I've had decent success with doubling the A solution and cutting development time by 20 to 30%. *shrug*
For a while I was using Acufine and Microphen on 4x5 film in a Uniroller and no matter what, I would get streaks. Prewet/prewash, Photo-flo/jet dry in every combination. Nothing.
Rotten luck, the developer oxididizes. Hutching recommends a nitrogen blanket in his book.
4x5 in PMK is best dome in a sealed developing tank using inversion with little air. 4x5 nikor or jobo 2500 with the 6 sheet reel. With the Jobo, fill the bottom with developer, add the reel then more solution but not completely to the top as you need room for liquid movement. The developer comes out the same color as you started with, not so with open trays or tanks. The time will be much shorter too, as the developer will not spoil slowing the process.
I now do 35 mm PMK in in closed tanks also it worked so well.
Agitate i inversion and twist every 15 sec.
Write up how you do.
Photo Formulary and ABC Pyro
Photographer's Formulary worked with Harald Leban's formulas for Roto Pyro and came up with their spin on it (so to speak). Theirs is ABC Plus. Bob and team took the time to do extensive testing with various films and provide the results with their datasheet.
One of the problems of any Pyro in rotary processors is foaming. I use a silicon anti foaming agent in extremely small quantity -- like 1 ml per liter -- to kill the foam. Being the LF on a shoe string type I am, I use the super fancy Rug Doctor Anti-Foam solution available at super markets and home improvement stores everywhere.
The names are a little confusing, but just for the record the developer sold by Photographers' Formulary as ABC Pyro Plus is for all practical purposes the same as Rollo Pyro sold by Bostick and Sullivan. One of the interesting features of Leban's ABC Pyro Plus/Rollo Pyro formula is that it is one of the first pyrogallal based developers to use ascorbic acid.
Originally Posted by Dr. Dagor
Harald Leban originally called his formula ABC+ but it was marketed by Bostick and Sullivan as Rollo Pyro.
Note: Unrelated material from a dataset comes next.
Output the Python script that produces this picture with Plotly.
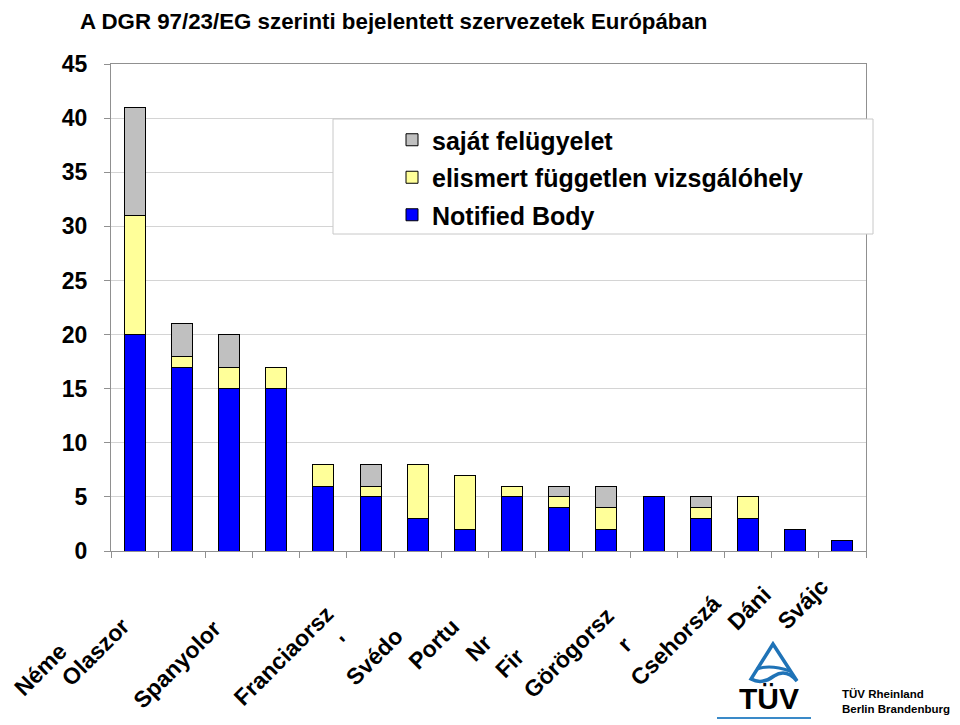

Of course, don't confuse the Formulary ABC Pyro Plus with the original ABC Pyro because they give very different results.
Just for the record, I modified the ABC Pyro Plus/Rollo Pyro formula by substituting phenidoine for metol in the original formula and making it a one solution developer (you just mix with water to get a working solution) and I call this Rollo TEA. Its working characteristics are very similar to the original Rollo Pyro, though it is a bit more active.
The formula for Rollo Tea is as follows.
For 100 ml of stock solution, mix in the order as noted below. For a liter of stock solution multiply the amounts by 10X.
TEA at 175º F
Potassium bromide — 0.2 g
Sodium bisulfite — 2.0 g
Pyrogallol — 15.0 g
Ascorbic acid — 1.0 g
Phenidone — 0.2 g
Add TEA to 100 ml
For use, dilute 1:100 for silver printing or 2:100 for alternative work. The substitution of phenidone in place of metol at a ratio of one part phenidone for ten parts metol gives a lot of additional synergism to the developer and shortens development times.
The advantage of the Rollo-TEA formula over the original Rollo Pyro formula, are:
1. Rollo-TEA is a single solution developer to which one need add only water to have a working solution.
2. With the substitution of phenidone for metol there is an increase in synergism. This gives shorter development times.
Like Rollo Pyro, Rollo TEA is very clean working, with very tight grain and gives low B+F values in rotary processing, as in Jobo, BTZS type tubes, etc.
The color of the stain is typical of pyrogallol based developers, ranging from greenish to greenish/yellow, or yellow/brown.
Given their origin, composition and characteristics it is not unreasonable to call both ABC Pyro Plus/Rollo Pyro and Rollo TEA as direct descendants of PMK, kind of like PMK on steroids.